# Euler-Lagrange equation

(Redirected from Euler–Lagrange equation)

for a minimal surface $z=z(x,y)$

The equation

$$\left(1+\left(\frac{\partial z}{\partial x}\right)^2\right)\frac{\partial^2z}{\partial y^2}-2\frac{\partial z}{\partial x}\frac{\partial z}{\partial y}\frac{\partial^2z}{\partial x\partial y}+\left(1+\left(\frac{\partial z}{\partial y}\right)^2\right)\frac{\partial^2z}{\partial x^2}=0.$$

It was derived by J.L. Lagrange (1760) and interpreted by J. Meusnier as signifying that the mean curvature of the surface $z=z(x,y)$ is zero. Particular integrals for it were obtained by G. Monge. The Euler–Lagrange equation was systematically investigated by S.N. Bernshtein, who showed that it is a quasi-linear elliptic equation of order $p=2$ and that, consequently, its solutions have a number of properties that distinguish them sharply from those of linear equations. Such properties include, for example, the removability of isolated singularities of a solution without the a priori assumption that the solution is bounded in a neighbourhood of the singular point, the maximum principle, which holds under the same conditions, the impossibility of obtaining a uniform a priori estimate for $z(x,y)$ in an arbitrary compact subdomain of a disc in terms of the value of $z$ at the centre of the disc (that is, the absence of an exact analogue of Harnack's inequality), facts relating to the Dirichlet problem, the non-existence of a non-linear solution defined in the entire plane (the Bernstein theorem), etc.

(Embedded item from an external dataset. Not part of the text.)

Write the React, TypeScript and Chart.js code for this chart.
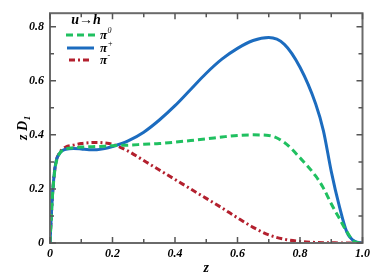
import React, { useEffect, useRef } from 'react';
import { Chart, registerables } from 'chart.js';

Chart.register(...registerables);

const zValues = [0, 0.005, 0.01, 0.015, 0.02, 0.03, 0.04, 0.05, 0.075, 0.1, 0.125, 0.15, 0.175, 0.2, 0.25, 0.3, 0.35, 0.4, 0.45, 0.5, 0.55, 0.6, 0.65, 0.7, 0.75, 0.8, 0.85, 0.875, 0.9, 0.925, 0.95, 0.975, 1.0];
const piZero = [0, 0.12, 0.205, 0.265, 0.3, 0.33, 0.343, 0.348, 0.352, 0.355, 0.356, 0.357, 0.358, 0.36, 0.362, 0.365, 0.368, 0.373, 0.379, 0.385, 0.392, 0.398, 0.4, 0.398, 0.372, 0.315, 0.248, 0.203, 0.145, 0.093, 0.042, 0.004, 0];
const piPlus = [0, 0.12, 0.21, 0.27, 0.305, 0.33, 0.342, 0.347, 0.35, 0.348, 0.345, 0.345, 0.349, 0.357, 0.378, 0.41, 0.455, 0.508, 0.568, 0.628, 0.68, 0.72, 0.749, 0.76, 0.735, 0.65, 0.515, 0.415, 0.265, 0.14, 0.04, 0.006, 0];
const piMinus = [0, 0.12, 0.21, 0.27, 0.305, 0.333, 0.347, 0.355, 0.362, 0.368, 0.371, 0.372, 0.37, 0.365, 0.34, 0.305, 0.27, 0.235, 0.2, 0.165, 0.13, 0.093, 0.058, 0.03, 0.014, 0.006, 0.002, 0.001, 0.001, 0, 0, 0, 0];

const xMajorTicks = [0, 0.2, 0.4, 0.6, 0.8, 1.0];
const xMinorTicks = [0.1, 0.3, 0.5, 0.7, 0.9];
const yMajorTicks = [0, 0.2, 0.4, 0.6, 0.8];
const yMinorTicks = [0.1, 0.3, 0.5, 0.7];
const xTickLabels = ['0', '0.2', '0.4', '0.6', '0.8', '1.0'];
const yTickLabels = ['0', '0.2', '0.4', '0.6', '0.8'];

const legendTitle = 'u→h';
const seriesNames = ['π', 'π', 'π'];
const seriesSups = ['0', '+', '-'];
const seriesColors = ['#20c060', '#1c6cbf', '#b3202e'];
const seriesDashes: number[][] = [[7, 4], [], [6, 3, 2, 3]];
const xTitle = 'z';
const yTitleMain = 'z D';
const yTitleSub = '1';

const FONT = "'Times New Roman', 'Liberation Serif', serif";

export default function App() {
  const ref = useRef<HTMLCanvasElement>(null);

  useEffect(() => {
    document.body.style.margin = '0';
    const canvas = ref.current!;

    const decor = {
      id: 'decor',
      afterDraw(chart: any) {
        const ctx = chart.ctx as CanvasRenderingContext2D;
        const { left, right, top, bottom } = chart.chartArea;
        const xs = chart.scales.x;
        const ys = chart.scales.y;
        ctx.save();
        ctx.strokeStyle = '#6a6a6a';
        ctx.lineWidth = 2;
        ctx.setLineDash([]);
        ctx.strokeRect(left, top, right - left, bottom - top);
        ctx.lineWidth = 1.5;
        ctx.strokeStyle = '#555';
        const drawX = (v: number, len: number) => {
          const p = xs.getPixelForValue(v);
          ctx.beginPath();
          ctx.moveTo(p, bottom);
          ctx.lineTo(p, bottom - len);
          ctx.moveTo(p, top);
          ctx.lineTo(p, top + len);
          ctx.stroke();
        };
        const drawY = (v: number, len: number) => {
          const p = ys.getPixelForValue(v);
          ctx.beginPath();
          ctx.moveTo(left, p);
          ctx.lineTo(left + len, p);
          ctx.moveTo(right, p);
          ctx.lineTo(right - len, p);
          ctx.stroke();
        };
        xMajorTicks.forEach((v) => drawX(v, 6));
        xMinorTicks.forEach((v) => drawX(v, 4));
        yMajorTicks.forEach((v) => drawY(v, 6));
        yMinorTicks.forEach((v) => drawY(v, 4));

        ctx.fillStyle = '#000';
        ctx.font = `italic bold 14px ${FONT}`;
        ctx.textAlign = 'center';
        ctx.textBaseline = 'alphabetic';
        ctx.fillText(xTitle, (left + right) / 2, 272);

        ctx.save();
        ctx.translate(27, (top + bottom) / 2);
        ctx.rotate(-Math.PI / 2);
        ctx.font = `italic bold 14px ${FONT}`;
        const wMain = ctx.measureText(yTitleMain).width;
        ctx.font = `italic bold 9px ${FONT}`;
        const wSub = ctx.measureText(yTitleSub).width;
        const start = -(wMain + wSub) / 2;
        ctx.textAlign = 'left';
        ctx.font = `italic bold 14px ${FONT}`;
        ctx.fillText(yTitleMain, start, 0);
        ctx.font = `italic bold 9px ${FONT}`;
        ctx.fillText(yTitleSub, start + wMain + 0.5, 3);
        ctx.restore();

        ctx.font = `italic bold 14px ${FONT}`;
        ctx.textAlign = 'center';
        ctx.textBaseline = 'middle';
        ctx.fillText(legendTitle, 86, 20);
        const rows = [35, 48, 60];
        const segs = [[66, 95], [67, 94], [69, 91]];
        rows.forEach((y, i) => {
          ctx.strokeStyle = seriesColors[i];
          ctx.lineWidth = 3;
          ctx.setLineDash(seriesDashes[i]);
          ctx.beginPath();
          ctx.moveTo(segs[i][0], y);
          ctx.lineTo(segs[i][1], y);
          ctx.stroke();
          ctx.setLineDash([]);
          ctx.fillStyle = '#000';
          ctx.textAlign = 'left';
          ctx.font = `italic bold 13px ${FONT}`;
          ctx.fillText(seriesNames[i], 100, y + 1);
          const w = ctx.measureText(seriesNames[i]).width;
          ctx.font = `italic 8px ${FONT}`;
          ctx.fillText(seriesSups[i], 100 + w + 0.5, y - 4);
        });
        ctx.restore();
      },
    };

    const mk = (data: number[], i: number) => ({
      label: seriesNames[i] + seriesSups[i],
      data: zValues.map((z, k) => ({ x: z, y: data[k] })),
      borderColor: seriesColors[i],
      backgroundColor: seriesColors[i],
      borderWidth: 3,
      borderDash: seriesDashes[i],
      pointRadius: 0,
      cubicInterpolationMode: 'monotone' as const,
      fill: false,
    });

    const tickFont = { family: FONT, size: 12, style: 'italic' as const, weight: 'bold' as const };

    const chart = new Chart(canvas, {
      type: 'line',
      data: {
        datasets: [mk(piZero, 0), mk(piPlus, 1), mk(piMinus, 2)],
      },
      plugins: [decor],
      options: {
        animation: false,
        responsive: true,
        maintainAspectRatio: false,
        layout: { padding: { top: 8, right: 10, left: 0, bottom: 0 } },
        plugins: { legend: { display: false }, tooltip: { enabled: false } },
        scales: {
          x: {
            type: 'linear',
            min: 0,
            max: 1,
            grid: { display: false, drawTicks: false },
            border: { display: false },
            ticks: {
              autoSkip: false,
              maxRotation: 0,
              padding: 4,
              color: '#000',
              font: tickFont,
              callback: (_v: any, i: number) => xTickLabels[i],
            },
            afterBuildTicks: (s: any) => { s.ticks = xMajorTicks.map((v) => ({ value: v })); },
            afterFit: (s: any) => { s.height = 37; },
          },
          y: {
            type: 'linear',
            min: 0,
            max: 0.85,
            grid: { display: false, drawTicks: false },
            border: { display: false },
            ticks: {
              autoSkip: false,
              padding: 6,
              color: '#000',
              font: tickFont,
              callback: (_v: any, i: number) => yTickLabels[i],
            },
            afterBuildTicks: (s: any) => { s.ticks = yMajorTicks.map((v) => ({ value: v })); },
            afterFit: (s: any) => { s.width = 50; },
          },
        },
      },
    });
    return () => chart.destroy();
  }, []);

  return (
    <div style={{ width: 374, height: 280, position: 'relative' }}>
      <canvas ref={ref} />
    </div>
  );
}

The Euler–Lagrange equation can be generalized with respect to the dimension: The equation corresponding to a minimal hypersurface $z=z(x_1,\dots,x_n)$ in $\mathbf R^{n+1}$ has the form

$$\sum_{i=1}^n\frac{\partial}{\partial x_i}\left(\frac{\partial z/\partial x_i}{\sqrt{1+|\nabla z|^2}}\right)=0,\quad\nabla z=\left(\frac{\partial z}{\partial x_1},\dots,\frac{\partial z}{\partial x_n}\right).$$

For this equation $(n\geq3)$ the solvability of the Dirichlet problem has been studied, the removability of the singularities of a solution, provided that they are concentrated inside the domain on a set of zero $(n-1)$-dimensional Hausdorff measure, has been proved, and the validity of Bernstein's theorem for $n\leq7$ and the existence of counter-examples for $n\geq8$ has been proved.